Conditions de validité et principes fiscaux
Selon le bulletin officiel des Finances publiques -BOFIP – (BOI-RPPM-PVBMI-20-10-20-40, § 150), pour être reconnu fiscalement, un complément de prix issu d’une clause « d’earn-out » doit répondre à plusieurs critères :
- Être prévu dans l’acte de cession : la clause doit figurer explicitement dans ledit contrat.
- Être déterminable selon des critères objectifs : les conditions de versement doivent être clairement définies (exemple : évolution du chiffre d’affaires ou du bénéfice de la société cédée).
- Avoir un caractère aléatoire : le complément de prix ne doit pas être garanti.
- Ne pas être assimilable à une rémunération : le complément de prix ne doit pas compenser un travail ou un service fourni par le cédant.
Lorsque ces conditions sont réunies, le complément de prix perçu ultérieurement est soumis au régime fiscal des plus-values mobilières.
Régime fiscal du complément de prix perçu par le cédant
Principe d’imposition des compléments de prix
Conformément à l’article 150-0 A du code général des impôts (CGI), les gains issus d’une cession de valeurs mobilières sont imposables selon le régime des plus-values mobilières des particuliers. L’administration fiscale considère que le complément de prix perçu en application d’une clause « d’earn-out » suit le régime fiscal applicable à la plus-value initiale (BOI-RPPM-PVBMI-20-10-20-40, § 200).

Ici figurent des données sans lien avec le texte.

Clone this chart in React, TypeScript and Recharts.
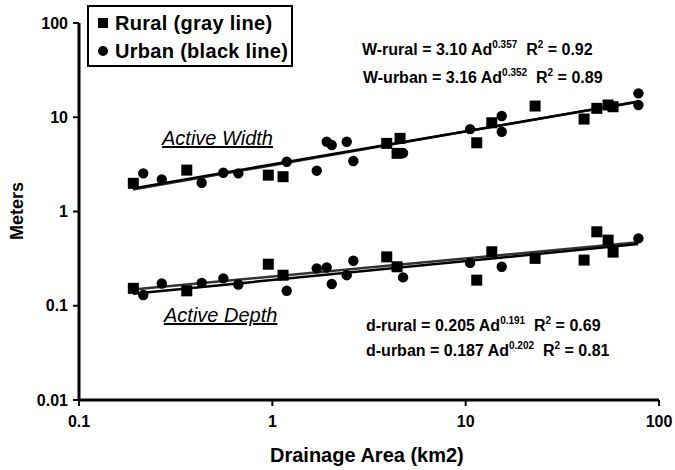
import { ScatterChart, Scatter, XAxis, YAxis } from 'recharts';

// drainage area (km2) and active channel size (m)
const ruralWidthArea = [0.191, 0.361, 0.953, 1.136, 3.906, 4.577, 4.417, 11.41, 13.65, 22.86, 40.97, 47.68, 54.54, 57.87];
const ruralWidth = [1.99, 2.75, 2.43, 2.34, 5.28, 5.97, 4.14, 5.36, 8.74, 13.15, 9.57, 12.43, 13.49, 12.93];

const urbanWidthArea = [0.215, 0.268, 0.431, 0.558, 0.667, 1.187, 1.697, 1.911, 2.029, 2.426, 2.625, 4.745, 10.54, 15.37, 15.37, 78.25, 78.25];
const urbanWidth = [2.54, 2.19, 2.02, 2.58, 2.54, 3.37, 2.71, 5.5, 5.07, 5.5, 3.43, 4.17, 7.49, 10.3, 7.02, 17.93, 13.48];

const ruralDepthArea = [0.191, 0.361, 0.953, 1.136, 3.906, 4.417, 11.41, 13.65, 22.86, 40.97, 47.68, 54.54, 57.87];
const ruralDepth = [0.153, 0.144, 0.276, 0.211, 0.33, 0.259, 0.187, 0.374, 0.318, 0.305, 0.609, 0.497, 0.371];

const urbanDepthArea = [0.215, 0.268, 0.431, 0.558, 0.667, 1.187, 1.697, 1.911, 2.029, 2.426, 2.625, 4.745, 10.54, 15.37, 78.25];
const urbanDepth = [0.13, 0.172, 0.175, 0.195, 0.168, 0.144, 0.249, 0.255, 0.17, 0.211, 0.3, 0.2, 0.285, 0.259, 0.518];

// fitted power-law lines, end points
const fitArea = [0.19, 78];
const ruralWidthFit = [1.71, 14.7];
const urbanWidthFit = [1.76, 14.6];
const ruralDepthFit = [0.149, 0.471];
const urbanDepthFit = [0.134, 0.451];

const xTicks = [0.1, 1, 10, 100];
const yTicks = [0.01, 0.1, 1, 10, 100];

const zip = (xs: number[], ys: number[]) => xs.map((x, i) => ({ x, y: ys[i] }));

const font = "Arial, 'Liberation Sans', sans-serif";

const Square = (p: any) => <rect x={p.cx - 5.5} y={p.cy - 5.5} width={11} height={11} fill="#000" />;
const Dot = (p: any) => <circle cx={p.cx} cy={p.cy} r={5.2} fill="#000" />;
const Nothing = () => <g />;

const sup = { fontSize: 10, position: 'relative' as const, top: -7 };

const txt = (left: number, top: number, size: number, extra: any = {}) => ({
  position: 'absolute' as const, left, top, fontSize: size, lineHeight: `${size}px`,
  fontWeight: 'bold' as const, whiteSpace: 'nowrap' as const, color: '#000', ...extra,
});

export default function App() {
  const tickStyle = { fill: '#000', fontSize: 16, fontWeight: 'bold', fontFamily: font };
  return (
    <div style={{ position: 'absolute', left: 0, top: 0, width: 675, height: 470, background: '#fff', fontFamily: font }}>
      <ScatterChart width={675} height={470} margin={{ top: 23, right: 16, bottom: 30, left: 0 }}>
        <XAxis dataKey="x" type="number" scale="log" domain={[0.1, 100]} ticks={xTicks} allowDataOverflow
          height={40} axisLine={{ stroke: '#000', strokeWidth: 3 }} tickLine={{ stroke: '#000', strokeWidth: 2 }}
          tickSize={6} tickMargin={10} tick={tickStyle} />
        <XAxis xAxisId="top" orientation="top" type="number" scale="log" domain={[0.1, 100]} height={0}
          tick={false} tickLine={false} axisLine={{ stroke: '#000', strokeWidth: 1.5 }} />
        <YAxis dataKey="y" type="number" scale="log" domain={[0.01, 100]} ticks={yTicks} allowDataOverflow
          width={79} axisLine={{ stroke: '#000', strokeWidth: 3 }} tickLine={{ stroke: '#000', strokeWidth: 2 }}
          tickSize={6} tickMargin={5} tick={tickStyle} />
        <YAxis yAxisId="right" orientation="right" type="number" scale="log" domain={[0.01, 100]} width={0}
          tick={false} tickLine={false} axisLine={{ stroke: '#000', strokeWidth: 1.5 }} />

        <Scatter data={zip(fitArea, ruralWidthFit)} line={{ stroke: '#333', strokeWidth: 2.5 }} shape={Nothing} isAnimationActive={false} />
        <Scatter data={zip(fitArea, urbanWidthFit)} line={{ stroke: '#000', strokeWidth: 2.5 }} shape={Nothing} isAnimationActive={false} />
        <Scatter data={zip(fitArea, ruralDepthFit)} line={{ stroke: '#333', strokeWidth: 2.5 }} shape={Nothing} isAnimationActive={false} />
        <Scatter data={zip(fitArea, urbanDepthFit)} line={{ stroke: '#000', strokeWidth: 2.5 }} shape={Nothing} isAnimationActive={false} />

        <Scatter name="Rural" data={zip(ruralWidthArea, ruralWidth)} shape={Square} isAnimationActive={false} />
        <Scatter name="Urban" data={zip(urbanWidthArea, urbanWidth)} shape={Dot} isAnimationActive={false} />
        <Scatter name="Rural" data={zip(ruralDepthArea, ruralDepth)} shape={Square} isAnimationActive={false} />
        <Scatter name="Urban" data={zip(urbanDepthArea, urbanDepth)} shape={Dot} isAnimationActive={false} />
      </ScatterChart>

      {/* legend */}
      <div style={{ position: 'absolute', left: 87, top: 5, width: 202, height: 58, border: '2px solid #000', background: '#fff' }}>
        <div style={{ position: 'absolute', left: 9, top: 11, width: 10, height: 10, background: '#000' }} />
        <div style={txt(26, 6, 20, { letterSpacing: 0.3 })}>Rural (gray line)</div>
        <div style={{ position: 'absolute', left: 9, top: 39, width: 10, height: 10, borderRadius: 5, background: '#000' }} />
        <div style={txt(26, 34, 20, { letterSpacing: 0.3 })}>Urban (black line)</div>
      </div>

      <div style={txt(362, 42, 16)}>W-rural = 3.10 Ad<span style={sup}>0.357</span>&nbsp;&nbsp;R<span style={sup}>2</span> = 0.92</div>
      <div style={txt(363, 70, 16)}>W-urban = 3.16 Ad<span style={sup}>0.352</span>&nbsp;&nbsp;R<span style={sup}>2</span> = 0.89</div>
      <div style={txt(366, 318, 16)}>d-rural = 0.205 Ad<span style={sup}>0.191</span>&nbsp;&nbsp;R<span style={sup}>2</span> = 0.69</div>
      <div style={txt(366, 343, 16)}>d-urban = 0.187 Ad<span style={sup}>0.202</span>&nbsp;&nbsp;R<span style={sup}>2</span> = 0.81</div>

      <div style={txt(162, 128, 20, { fontWeight: 'normal', fontStyle: 'italic', textDecoration: 'underline' })}>Active Width</div>
      <div style={txt(164, 305, 20, { fontWeight: 'normal', fontStyle: 'italic', textDecoration: 'underline' })}>Active Depth</div>

      <div style={txt(270, 445, 20)}>Drainage Area (km2)</div>
      <div style={txt(-18, 202, 18, { transform: 'rotate(-90deg)', width: 70, textAlign: 'center' })}>Meters</div>
    </div>
  );
}
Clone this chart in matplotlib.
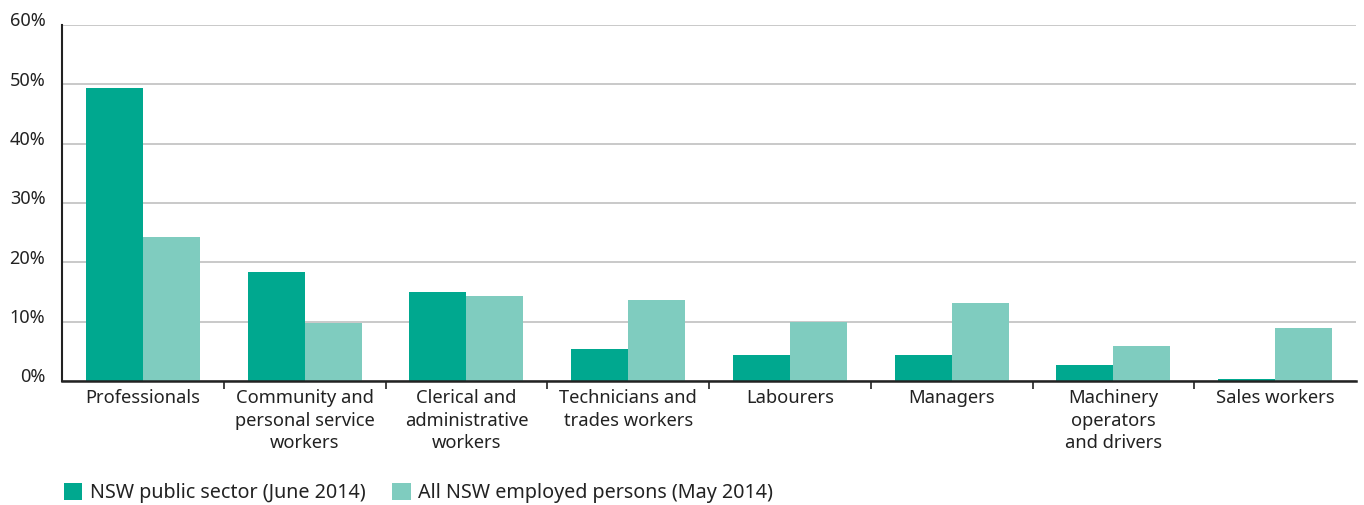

Ainsi, lorsque la clause « d’earn-out » est activée, le cédant doit déclarer le complément de prix l’année de sa perception, et celui-ci est taxé comme une plus-value mobilière, selon le taux en vigueur au moment de la cession.
Calcul et modalités d’imposition
Le complément de prix s’ajoute rétroactivement au prix de cession initial pour recalculer la plus-value imposable. Selon l’article 150-0 B du CGI, le taux applicable est celui en vigueur à la date de cession des titres, même si le complément est perçu ultérieurement. Depuis la loi de finances pour 2018, la fiscalité des plus-values mobilières repose sur le Prélèvement Forfaitaire Unique (PFU) de 30 %, incluant :
- Un impôt sur le revenu au taux de 12,8 % ;
- Des prélèvements sociaux au taux de 17,2 % au total.

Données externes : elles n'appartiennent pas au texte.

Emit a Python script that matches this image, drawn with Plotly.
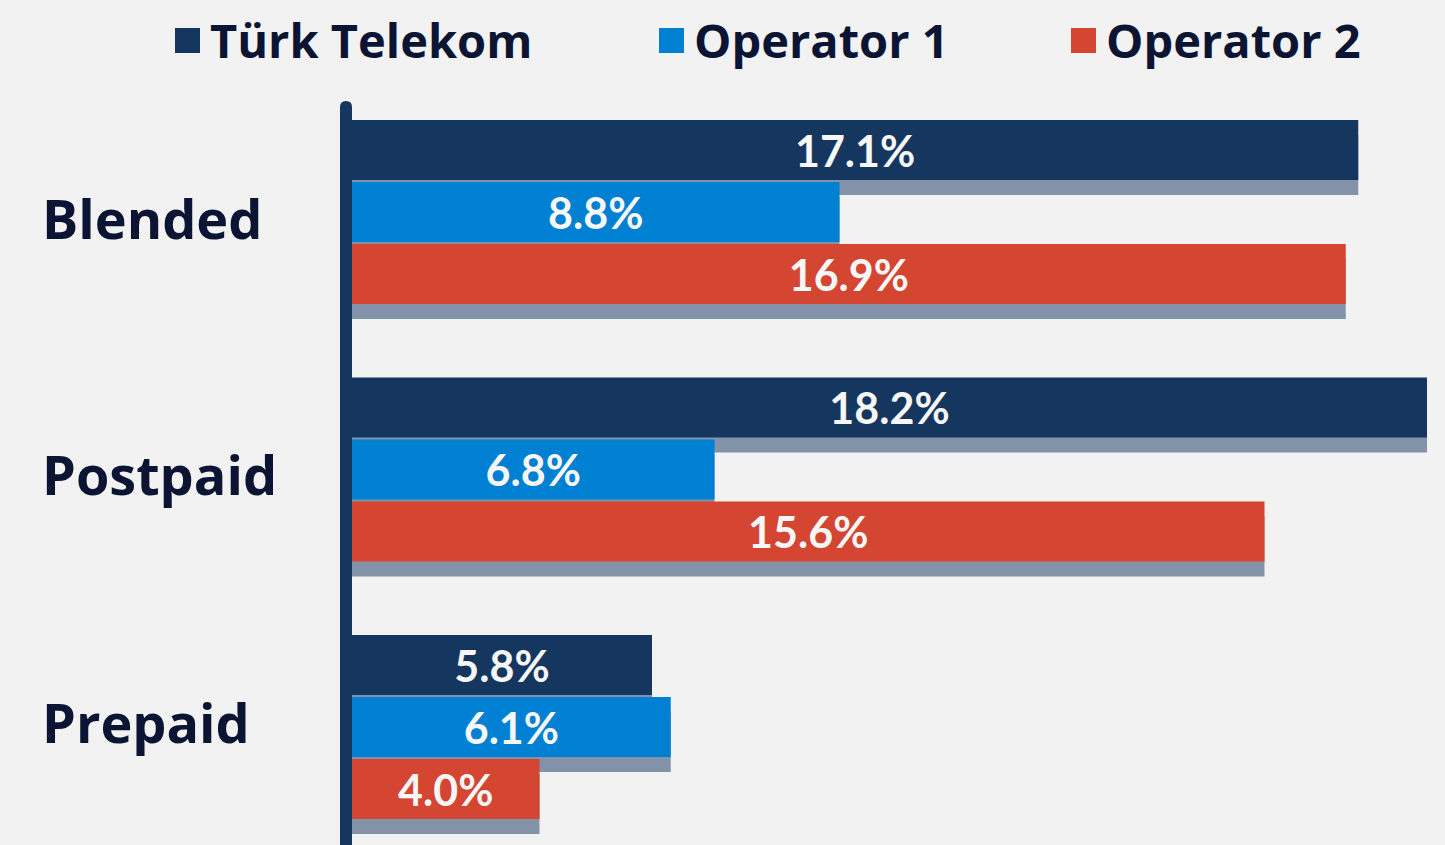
import plotly.graph_objects as go

# ---- data ----
categories = ["Blended", "Postpaid", "Prepaid"]
series_names = ["Türk Telekom", "Operator 1", "Operator 2"]
turk_telekom = [17.1, 18.2, 5.8]
operator_1 = [8.8, 6.8, 6.1]
operator_2 = [16.9, 15.6, 4.0]
series_values = [turk_telekom, operator_1, operator_2]

# ---- style ----
W, H = 1445, 845
colors = ["#15365F", "#0080D2", "#D44532"]
shadow_color = "#8293A9"
bg = "#F2F2F2"
text_dark = "#0B1533"
label_font = "'Open Sans', Lato, sans-serif"
value_font = "Lato, 'Open Sans', sans-serif"

BAR_BASE = 1.0            # bars start at this axis value
px_per_unit_x = 62.5
axis_px = 352             # pixel where BAR_BASE sits
x_min = BAR_BASE - axis_px / px_per_unit_x
x_max = BAR_BASE + (W - axis_px) / px_per_unit_x

cat_pitch_px = 257.5
first_center_px = 212
y_top = -first_center_px / cat_pitch_px
y_bottom = (H - first_center_px) / cat_pitch_px

bar_px, bar_pitch_px, shadow_px = 60, 62, 15
bw = bar_px / cat_pitch_px
ypos = list(range(len(categories)))
label_nudge_px = [6, 4, -5]

fig = go.Figure()

# shadows first
for i, vals in enumerate(series_values):
    off = ((i - 1) * bar_pitch_px - bar_px / 2 + shadow_px) / cat_pitch_px
    fig.add_trace(go.Bar(
        y=ypos, x=[v - BAR_BASE for v in vals], base=BAR_BASE,
        orientation="h", width=bw, offset=off,
        marker=dict(color=shadow_color, line=dict(width=0)),
        hoverinfo="skip", showlegend=False,
    ))

# main bars
for i, (name, vals) in enumerate(zip(series_names, series_values)):
    off = ((i - 1) * bar_pitch_px - bar_px / 2) / cat_pitch_px
    fig.add_trace(go.Bar(
        name=name, y=ypos, x=[v - BAR_BASE for v in vals], base=BAR_BASE,
        orientation="h", width=bw, offset=off,
        marker=dict(color=colors[i], line=dict(width=0)),
        text=[f"{v:.1f}%" for v in vals],
        textposition="inside", insidetextanchor="middle", textangle=0,
        constraintext="none",
        insidetextfont=dict(family=value_font, size=43, color="#F7F7F7", weight=700),
        customdata=vals,
        hovertemplate="%{customdata:.1f}%<extra>" + name + "</extra>",
        showlegend=False,
    ))

shapes = []
annotations = []


def px2x(p):
    return p / W


def px2y(p):
    return 1 - p / H


# vertical axis bar with rounded top
x0, x1, ytop, r = 340, 352, 101, 6
path = (f"M {px2x(x0)},{px2y(H)} L {px2x(x0)},{px2y(ytop + r)} "
        f"Q {px2x(x0)},{px2y(ytop)} {px2x((x0 + x1) / 2)},{px2y(ytop)} "
        f"Q {px2x(x1)},{px2y(ytop)} {px2x(x1)},{px2y(ytop + r)} "
        f"L {px2x(x1)},{px2y(H)} Z")
shapes.append(dict(type="path", path=path, xref="paper", yref="paper",
                   fillcolor=colors[0], line=dict(width=0), layer="above"))

# category labels
for i, c in enumerate(categories):
    annotations.append(dict(text=c, xref="paper", yref="y", x=px2x(40),
                            y=i + label_nudge_px[i] / cat_pitch_px,
                            xanchor="left", yanchor="middle", showarrow=False,
                            font=dict(family=label_font, size=54, color=text_dark, weight=700)))

# legend
legend_sq_x = [175, 659, 1071]
for i, name in enumerate(series_names):
    sx = legend_sq_x[i]
    shapes.append(dict(type="rect", xref="paper", yref="paper",
                       x0=px2x(sx), x1=px2x(sx + 25), y0=px2y(53), y1=px2y(28),
                       fillcolor=colors[i], line=dict(width=0)))
    annotations.append(dict(text=name, xref="paper", yref="paper",
                            x=px2x(sx + 33), y=px2y(40), xanchor="left", yanchor="middle",
                            showarrow=False,
                            font=dict(family=label_font, size=47, color=text_dark, weight=700)))

fig.update_layout(
    width=W, height=H,
    margin=dict(l=0, r=0, t=0, b=0, autoexpand=False),
    paper_bgcolor=bg, plot_bgcolor=bg,
    barmode="overlay",
    showlegend=False,
    xaxis=dict(range=[x_min, x_max], visible=False, fixedrange=True),
    yaxis=dict(range=[y_bottom, y_top], visible=False, fixedrange=True),
    shapes=shapes, annotations=annotations,
    font=dict(family=label_font),
)

fig.write_html("out.html", config={"displayModeBar": False},
               post_script="document.body.style.margin='0';")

Toutefois, les contribuables peuvent opter pour l’imposition au barème progressif de l’impôt sur le revenu, auquel cas les abattements pour durée de détention (article 150-0 D du CGI) peuvent s’appliquer sous conditions.
Jurisprudence et cas particuliers
La jurisprudence a précisé certains aspects du traitement fiscal des « earn-out » :
- Lorsque le complément de prix est perçu par un cédant non résident fiscal français, il peut être soumis à une retenue à la source en fonction des conventions fiscales internationales applicables (CE, 29 décembre 2017, n° 399867).
- Si le bénéficiaire de « l’earn-out » a changé de régime fiscal entre la cession et la perception du complément (par exemple, en devenant non-résident), des règles spécifiques s’appliquent pour éviter un double traitement fiscal (BOI-RPPM-PVBMI-20-10-20-40, § 220).
Obligations déclaratives
Le cédant doit déclarer le complément de prix perçu dans sa déclaration de revenus de l’année concernée. L’administration fiscale impose une rectification de la déclaration initiale en cas de perception d’un « earn-out », avec recalcul de l’assiette taxable (BOI-RPPM-PVBMI-20-10-20-40, § 210).
Conclusion
La clause « d’earn-out », bien que souple et avantageuse pour ajuster le prix de cession en fonction de la performance de l’entreprise, est encadrée strictement par la fiscalité française. Son traitement fiscal repose sur l’assimilation du complément de prix à la plus-value initiale et l’application du PFU ou du barème progressif selon l’option du contribuable.
La jurisprudence et l’administration fiscale veillent à éviter tout contournement du régime des plus-values, notamment en s’assurant que « l’earn-out » ne constitue pas une rémunération déguisée. Ainsi, la mise en place d’une clause « d’earn-out » doit être soigneusement anticipée pour en maîtriser les implications fiscales.